Эмоциональный спектр ахматовской лирики, а с ним и образ внешнего становились тем значительнее, чем больше проникалась ее поэзия тревогами и драмами времени. Впоследствии Блок, в статье «Без божества, без вдохновенья» (1921) резко критиковавший акмеистов, далеких от «родимых „бурь и натисков“», прозорливо выделил Ахматову, которая была среди них «настоящим исключением». Перелом в развитии Ахматовой впервые наметился в годы империалистической войны. В акмеистской поэзии тогда было немало официозно — патриотической риторики: «приятие» действительности обернулось приятием войны: «И воистину светло и свято // Дело величавое войны» (Гумилев). Религиозно — националистические мотивы слышались у Городецкого: «Россия вновь придет в Царьград, // Кресты на храмах заблестят, // А минареты рухнут ниц…» В «Молении» Кузмина герой просит святых заступиться за русское воинство, «чтобы Царь — Христос нашей рати дал венец золотых побед». С этим хором не сливался печальный и сердечный голос Ахматовой, в чьих стихах («Июль 1914», «Памяти 19 июля 1914», «Утешение», «Молитва» и др.) война представала как лихолетье, година народной беды: «Над ребятами стонут солдатки, // Вдовий плач по деревне звенит».

В восьмистишьи «Майский снег» (1916) переживание безвременной гибели молодых сил, облекшееся в пейзажную параллель «жестокой, студеной весны», которая «налившиеся почки убивает», прозвучало в тонах высокой библейской скорби:

И ранней смерти так ужасен вид,

Что не могу на божий мир глядеть я,

Во мне печаль, которой царь Давид

По — царски одарил тысячелетья.

Антивоенные мотивы звучали и у Осипа Эмильевича Мандельштама (1891–1938). В разгар войны он славит «отверженное слово: мир» («Ода миру» или «Зверинец», 1916). Поэт мечтает о днях, когда человечество, упрятав в «зверинец» хищников милитаризма, узнает радость единения. Война виделась Мандельштаму прологом эпохальных перемен в судьбах мира («Европа», 1914). Статья поэта «Петр Чаадаев» (1915) была заострена против национализма, этого «нищенства» духа, и выдвигала чаадаевское «углубленное понимание народности как высшего расцвета личности».

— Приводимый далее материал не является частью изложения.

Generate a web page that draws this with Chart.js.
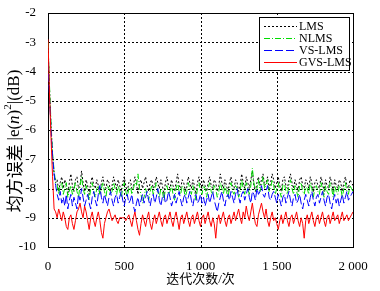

Поэзию раннего Мандельштама, ставшего впоследствии, по словам А. Твардовского, «образцом высокой культуры русского стиха XX века», связывало с акмеизмом (как и с символизмом, существенное влияние поэтики которого он испытал) восприятие жизни через «стекла» искусства. Полюсы акмеистского мироощущения, брутальность его «адамизма» и кларистская «бездумная легкость» были Мандельштаму равно чужды. В акмеизме его привлекала оппозиция культу трансцендентного и тяга к «вещественности». В декларативном стихотворении «Нет, не луна, а светлый циферблат» (1912) небесному демонстративно предпочиталось земное в его будничной предметности, а в претензиях жить «вечностью» виделась «спесь». В стихотворениях 1913 г. «Теннис», «„Мороженно!“. Солнце. Воздушный бисквит…» с их шутливой интонацией, меткостью деталей, изяществом стиха звучала поэзия повседневного. Но мир Мандельштама был иным, в акмеизме ему не хватало духовности, он влекся к философской лирике Тютчева, вдохновлялся Данте и Бетховеном, Бахом и Рембрандтом. Стихотворение «Я ненавижу свет однообразных звезд…» (1912) примечательно не столько отталкиванием от романтического канона, сколько тем, что вызов небу бросает уже тогда осознаваемая в своей безусловной ценности земная «вещь», ставшая искусством: игла стрельчатой башни.